>> begin
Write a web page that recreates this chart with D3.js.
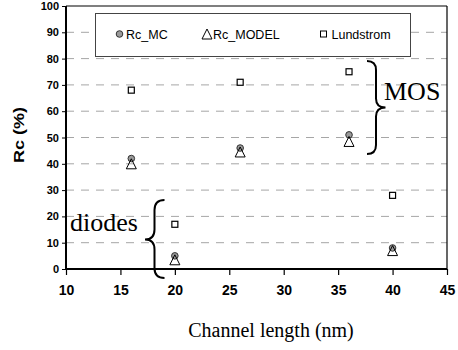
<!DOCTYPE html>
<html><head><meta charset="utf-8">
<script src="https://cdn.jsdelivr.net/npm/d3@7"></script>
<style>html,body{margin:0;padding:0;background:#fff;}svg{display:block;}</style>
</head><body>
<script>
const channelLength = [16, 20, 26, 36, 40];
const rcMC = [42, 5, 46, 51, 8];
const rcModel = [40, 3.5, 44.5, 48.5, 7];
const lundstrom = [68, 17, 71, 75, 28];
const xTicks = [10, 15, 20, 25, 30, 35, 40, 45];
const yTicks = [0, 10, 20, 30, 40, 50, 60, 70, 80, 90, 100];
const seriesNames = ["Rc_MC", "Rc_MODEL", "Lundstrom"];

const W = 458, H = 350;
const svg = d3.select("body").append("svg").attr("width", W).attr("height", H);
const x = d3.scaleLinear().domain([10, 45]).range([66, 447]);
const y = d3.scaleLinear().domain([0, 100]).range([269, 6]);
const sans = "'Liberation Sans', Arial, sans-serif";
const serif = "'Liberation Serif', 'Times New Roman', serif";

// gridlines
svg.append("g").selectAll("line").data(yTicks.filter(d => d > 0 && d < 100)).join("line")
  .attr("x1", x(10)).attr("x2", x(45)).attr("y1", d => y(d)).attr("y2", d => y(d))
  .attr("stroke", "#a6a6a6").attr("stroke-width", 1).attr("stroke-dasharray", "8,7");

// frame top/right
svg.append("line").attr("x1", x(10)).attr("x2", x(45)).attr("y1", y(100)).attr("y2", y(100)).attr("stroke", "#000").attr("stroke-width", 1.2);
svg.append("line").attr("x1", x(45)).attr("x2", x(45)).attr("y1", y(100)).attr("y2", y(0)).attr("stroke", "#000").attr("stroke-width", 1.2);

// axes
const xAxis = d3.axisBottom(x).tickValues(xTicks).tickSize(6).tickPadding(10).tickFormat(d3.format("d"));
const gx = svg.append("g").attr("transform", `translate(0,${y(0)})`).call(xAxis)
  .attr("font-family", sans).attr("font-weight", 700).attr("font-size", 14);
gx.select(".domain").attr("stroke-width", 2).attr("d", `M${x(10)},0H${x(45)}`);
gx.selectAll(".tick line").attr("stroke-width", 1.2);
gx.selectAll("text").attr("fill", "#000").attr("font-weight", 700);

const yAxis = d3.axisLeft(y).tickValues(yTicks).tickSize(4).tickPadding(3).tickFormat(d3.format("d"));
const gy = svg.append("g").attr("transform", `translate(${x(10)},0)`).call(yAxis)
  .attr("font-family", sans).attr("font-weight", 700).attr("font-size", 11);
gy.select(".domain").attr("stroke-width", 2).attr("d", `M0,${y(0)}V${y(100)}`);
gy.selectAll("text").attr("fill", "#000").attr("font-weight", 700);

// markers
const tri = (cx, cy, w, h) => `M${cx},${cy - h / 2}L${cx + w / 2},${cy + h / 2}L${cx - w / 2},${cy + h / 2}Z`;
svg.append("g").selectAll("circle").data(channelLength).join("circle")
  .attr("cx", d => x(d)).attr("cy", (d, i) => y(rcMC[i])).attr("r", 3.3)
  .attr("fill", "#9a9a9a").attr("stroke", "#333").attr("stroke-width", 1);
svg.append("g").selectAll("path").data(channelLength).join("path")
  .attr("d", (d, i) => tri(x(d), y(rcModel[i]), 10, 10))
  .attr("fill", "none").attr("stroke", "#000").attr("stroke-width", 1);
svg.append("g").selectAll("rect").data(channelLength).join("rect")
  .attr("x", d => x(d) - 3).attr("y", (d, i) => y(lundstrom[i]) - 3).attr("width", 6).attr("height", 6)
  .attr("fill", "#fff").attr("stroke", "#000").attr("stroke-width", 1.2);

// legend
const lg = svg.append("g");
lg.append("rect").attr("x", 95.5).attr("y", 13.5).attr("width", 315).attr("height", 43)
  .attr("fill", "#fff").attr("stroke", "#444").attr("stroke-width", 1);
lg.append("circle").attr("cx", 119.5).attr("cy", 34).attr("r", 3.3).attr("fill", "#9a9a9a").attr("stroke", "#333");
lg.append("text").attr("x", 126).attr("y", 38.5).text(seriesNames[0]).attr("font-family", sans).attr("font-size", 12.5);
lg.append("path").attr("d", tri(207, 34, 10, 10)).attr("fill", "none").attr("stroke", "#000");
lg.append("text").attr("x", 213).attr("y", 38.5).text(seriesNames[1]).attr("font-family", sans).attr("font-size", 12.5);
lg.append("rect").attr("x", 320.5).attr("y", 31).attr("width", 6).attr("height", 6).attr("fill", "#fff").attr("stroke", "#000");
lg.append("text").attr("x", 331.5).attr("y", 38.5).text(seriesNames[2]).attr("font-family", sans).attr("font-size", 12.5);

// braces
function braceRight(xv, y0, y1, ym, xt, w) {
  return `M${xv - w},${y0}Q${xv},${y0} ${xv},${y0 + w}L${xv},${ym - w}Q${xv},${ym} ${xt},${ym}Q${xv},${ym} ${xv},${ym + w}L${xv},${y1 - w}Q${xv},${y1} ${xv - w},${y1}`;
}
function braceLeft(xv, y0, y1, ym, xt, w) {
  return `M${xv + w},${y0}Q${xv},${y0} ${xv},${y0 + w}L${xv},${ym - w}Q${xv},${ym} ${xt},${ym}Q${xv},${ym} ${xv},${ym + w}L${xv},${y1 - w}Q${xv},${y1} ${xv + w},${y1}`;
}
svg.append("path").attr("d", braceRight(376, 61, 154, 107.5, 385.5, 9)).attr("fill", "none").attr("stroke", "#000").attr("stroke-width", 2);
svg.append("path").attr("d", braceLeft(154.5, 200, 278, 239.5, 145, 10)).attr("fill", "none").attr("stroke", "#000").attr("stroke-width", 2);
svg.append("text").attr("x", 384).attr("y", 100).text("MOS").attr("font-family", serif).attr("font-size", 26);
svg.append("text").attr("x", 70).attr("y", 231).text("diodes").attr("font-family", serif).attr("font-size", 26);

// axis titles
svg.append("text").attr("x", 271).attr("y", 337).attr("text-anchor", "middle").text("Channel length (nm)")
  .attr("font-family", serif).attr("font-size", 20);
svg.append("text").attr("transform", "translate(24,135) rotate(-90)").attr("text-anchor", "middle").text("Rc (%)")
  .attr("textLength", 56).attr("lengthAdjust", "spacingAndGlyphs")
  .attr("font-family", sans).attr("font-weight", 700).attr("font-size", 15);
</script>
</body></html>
>> end
EXERCISE AIM:
Transcribe exactly, with no pictures, the lines running from the first line of the material through the line holding "Serif', 'Times New".

RESULT:
Write a web page that recreates this chart with D3.js.
<!DOCTYPE html>
<html><head><meta charset="utf-8">
<script src="https://cdn.jsdelivr.net/npm/d3@7"></script>
<style>html,body{margin:0;padding:0;background:#fff;}svg{display:block;}</style>
</head><body>
<script>
const channelLength = [16, 20, 26, 36, 40];
const rcMC = [42, 5, 46, 51, 8];
const rcModel = [40, 3.5, 44.5, 48.5, 7];
const lundstrom = [68, 17, 71, 75, 28];
const xTicks = [10, 15, 20, 25, 30, 35, 40, 45];
const yTicks = [0, 10, 20, 30, 40, 50, 60, 70, 80, 90, 100];
const seriesNames = ["Rc_MC", "Rc_MODEL", "Lundstrom"];

const W = 458, H = 350;
const svg = d3.select("body").append("svg").attr("width", W).attr("height", H);
const x = d3.scaleLinear().domain([10, 45]).range([66, 447]);
const y = d3.scaleLinear().domain([0, 100]).range([269, 6]);
const sans = "'Liberation Sans', Arial, sans-serif";
const serif = "'Liberation Serif', 'Times New Roman', serif";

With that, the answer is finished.